The next single, `The Wrong Girl', telegraphs the essence of the B&S sound: a melody that you've heard a hundred times before, sounding like you're hearing it for the first time, every time. And then before it's barely begun, you're ensnared in that strange, magical, unfathomable mood they seem to conjure up at will. Such pristine pop purity is rarely achieved on a single, let alone a whole album.
Can a better one possibly come out this year?
Quintessential Belle and Sebastian
Amongst B&S fans and critics alike, the debate over which album is the best could go on and on forever...probably long after the band finally calls it quits. When you've got in one corner the sunshine-soaked "The Boy With the Arab Strap," the solid, yet strangely menacing, "If You're Feeling Sinister" in another and this fantastic culmination of the "Belle and Sebastian sound" in yet another, it's hard to pinpoint one particular album as the best.

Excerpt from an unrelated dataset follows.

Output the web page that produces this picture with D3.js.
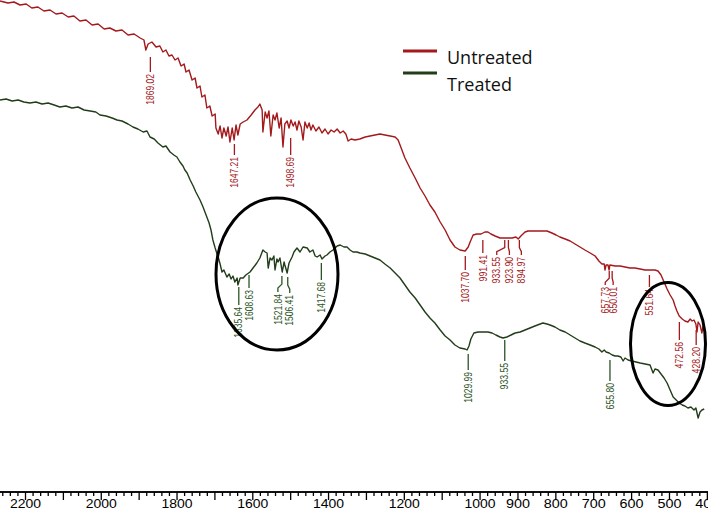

What certainly is a tough argument to make may be the most unnecessary. If there's anything that this band is truly good at is being consistent with their sound and their apparent motive for making music. The often-called "twee kids" and their baroque chamber-pop style has virtually been defined by B&S and you can hear it in its glory throughout their discography. They've been paving a new road with excellent LPs and EPs for us loyal fans to enjoy for years ahead. "Unique" is an understatement.
With that said, "Fold Your Hands, Child, You Walk Like a Peasant" only enforces the idea that when Belle and Sebastian are "in the zone," they don't let up. The wide variety found on this particular album (yet still maintaining the light, 60's-ish sound) is irresistible. "The Wrong Girl," for example, may be the most infectious B&S single to date. (Including the single-ridden "Dear Catastrophe Waitress" album!) Tracks like "The Chalet Lines" and "The Model" are classic B&S, yet sound fresh and new like an album truly should.
Though B&S have definitely carved a niche into popular music with their intelligent, yet vibrant and playful, sound, they continue to break ahead into all the nooks and crannies of their style to give us something wonderful to fall in love with...with each and every album. "Fold Your Hands..." is simply another strong (I say strongest!) example of how one band's initiative is too pure and precise to be broken.